Development of the junior high school plan in Washington will be accompanied by an extension of manual training courses, it was indicated by Director Chamberlain. Three kinds of vocational work will be included in the curriculum. There will be the bench shop, in which woodwork will be provided for seventh and eighth grades; the pattern shop, with more advanced woodwork paralleling the course in the first year high school; and the printing shop. In the printing courses opportunity for a grounding in practical phases of the printing trade will be given.
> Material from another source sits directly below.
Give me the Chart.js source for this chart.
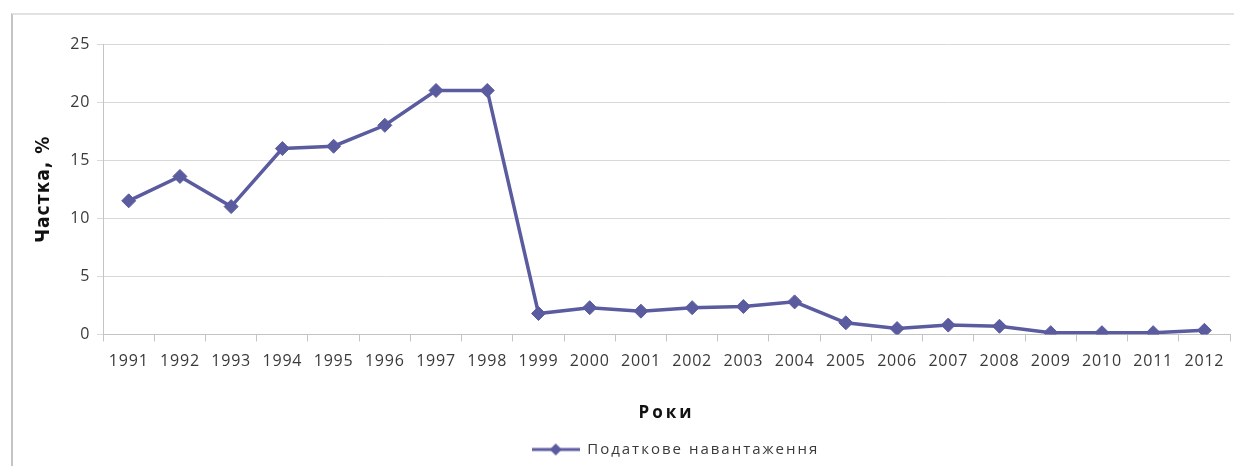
<!DOCTYPE html>
<html lang="uk">
<head>
    <meta charset="UTF-8">
    <title>Податкове навантаження</title>
    <script src="https://cdn.jsdelivr.net/npm/chart.js"></script>
    <style>
        html, body {
            margin: 0;
            padding: 0;
            background: #fff;
            overflow: hidden;
        }
        .frame {
            position: absolute;
            left: 11px;
            top: 13px;
            width: 1223px;
            height: 453px;
            border-left: 2px solid #c4c4c4;
            border-top: 2px solid #e2e2e2;
            box-sizing: border-box;
        }
        .chart-box {
            position: absolute;
            left: 0;
            top: 0;
            width: 1234px;
            height: 466px;
            overflow: hidden;
        }
    </style>
</head>
<body>
    <div class="frame"></div>
    <div class="chart-box">
        <canvas id="taxChart" width="1238" height="466"></canvas>
    </div>

    <script>
        // Дані
        const years = ['1991', '1992', '1993', '1994', '1995', '1996', '1997', '1998', '1999', '2000', '2001',
            '2002', '2003', '2004', '2005', '2006', '2007', '2008', '2009', '2010', '2011', '2012'];
        const taxBurden = [11.5, 13.6, 11.0, 16.0, 16.2, 18.0, 21.0, 21.0, 1.8, 2.3, 2.0,
            2.3, 2.4, 2.8, 1.0, 0.5, 0.8, 0.7, 0.15, 0.15, 0.15, 0.35];
        const seriesName = 'Податкове навантаження';
        const yTitle = 'Частка, %';
        const xTitle = 'Роки';

        const lineColor = '#5b5ba0';
        const textColor = '#3a3a3a';

        // маркер легенди: лінія з ромбом
        const legendMark = document.createElement('canvas');
        legendMark.width = 48;
        legendMark.height = 14;
        (function () {
            const c = legendMark.getContext('2d');
            c.strokeStyle = lineColor;
            c.lineWidth = 3;
            c.beginPath();
            c.moveTo(0, 7);
            c.lineTo(48, 7);
            c.stroke();
            c.fillStyle = lineColor;
            c.beginPath();
            c.moveTo(24, 1);
            c.lineTo(30, 7);
            c.lineTo(24, 13);
            c.lineTo(18, 7);
            c.closePath();
            c.fill();
        })();

        // розрядка тексту для підписів, заголовків і легенди
        function withSpacing(obj, method, spacing, dx, dy) {
            if (!obj || obj['_sp_' + method]) return;
            const orig = obj[method];
            obj[method] = function () {
                const ctx = this.ctx;
                ctx.save();
                ctx.letterSpacing = spacing;
                if (dx || dy) ctx.translate(dx || 0, dy || 0);
                const r = orig.apply(this, arguments);
                ctx.restore();
                return r;
            };
            obj['_sp_' + method] = true;
        }

        const spacingPlugin = {
            id: 'spacing',
            afterUpdate(chart) {
                withSpacing(chart.scales.x, 'drawTitle', '3px');
                withSpacing(chart.scales.y, 'drawTitle', '1px');
                withSpacing(chart.scales.x, 'drawLabels', '0.8px');
                withSpacing(chart.scales.y, 'drawLabels', '0.8px');
                // легенда в оригіналі трохи зсунута праворуч
                withSpacing(chart.legend, 'draw', '2px', 18, 1);
            }
        };

        new Chart(document.getElementById('taxChart'), {
            type: 'line',
            data: {
                labels: years,
                datasets: [{
                    label: seriesName,
                    data: taxBurden,
                    borderColor: lineColor,
                    backgroundColor: lineColor,
                    borderWidth: 3.5,
                    pointStyle: 'rectRot',
                    pointRadius: 7,
                    pointBorderWidth: 1,
                    tension: 0
                }]
            },
            options: {
                responsive: false,
                animation: false,
                layout: {
                    padding: { left: 33, right: 0, top: 44, bottom: 0 }
                },
                scales: {
                    x: {
                        offset: true,
                        grid: {
                            offset: true,
                            drawOnChartArea: false,
                            tickLength: 7,
                            color: '#c4c4c4'
                        },
                        border: { color: '#c4c4c4' },
                        ticks: {
                            color: textColor,
                            font: { family: 'Open Sans', size: 16 },
                            padding: 10,
                            maxRotation: 0,
                            autoSkip: false
                        },
                        title: {
                            display: true,
                            text: xTitle,
                            color: '#111',
                            font: { family: 'Open Sans', size: 17, weight: 'bold' },
                            padding: { top: 22, bottom: 15 }
                        }
                    },
                    y: {
                        min: 0,
                        max: 25,
                        grid: {
                            color: '#d8d8d8',
                            tickLength: 6
                        },
                        border: { color: '#c4c4c4' },
                        ticks: {
                            stepSize: 5,
                            color: textColor,
                            font: { family: 'Open Sans', size: 16 },
                            padding: 7
                        },
                        title: {
                            display: true,
                            text: yTitle,
                            color: '#111',
                            font: { family: 'DejaVu Sans Condensed', size: 19, weight: 'bold' },
                            padding: { top: 0, bottom: 9 }
                        }
                    }
                },
                plugins: {
                    legend: {
                        position: 'bottom',
                        labels: {
                            usePointStyle: true,
                            pointStyle: legendMark,
                            pointStyleWidth: 48,
                            color: textColor,
                            font: { family: 'Open Sans', size: 15 },
                            padding: 3
                        }
                    },
                    tooltip: { enabled: false }
                }
            },
            plugins: [spacingPlugin]
        });
    </script>
</body>
</html>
It is expected the two new junior high schools will reach 500 to 600 boys. The combined capacity of the two schools will be about 1,250 pupils, of whom perhaps half will be boys who will take the manual training courses.

The ties that bind

An those neckties MUST be tucked in lest they drag one down with the power saw.

Like a Table Saw Buddy!

I bet the one on the left would have given his nice tie for a table saw to rip that board.

Arts and Crafts

That is a really interesting Arts and Crafts style Table (Stool?) the fellow by the column is applying the varnish to. Notice how the legs are held in place by wood pins, probably could break this down and store flat without any tools. Craftsmanship of an earlier day at work here!

Wood shop!

Junior high school wood shop! I remember it well, making items like mahogany dominoes. Lots of activity here, like the two kids using a huge brace and bit (drill). The chair is a pretty ambitious project, with all its mortise and tenon joints. By the 1970s, when I was in wood shop, things hadn't changed that much. We still used the brace and bit, but at least we had access to an electric table saw, router/joiner, and surfacer.

Splinter Group

The lads seem a bit overdressed for woodshop. Makes you wonder what they wear for formal school functions. Top hat and tails?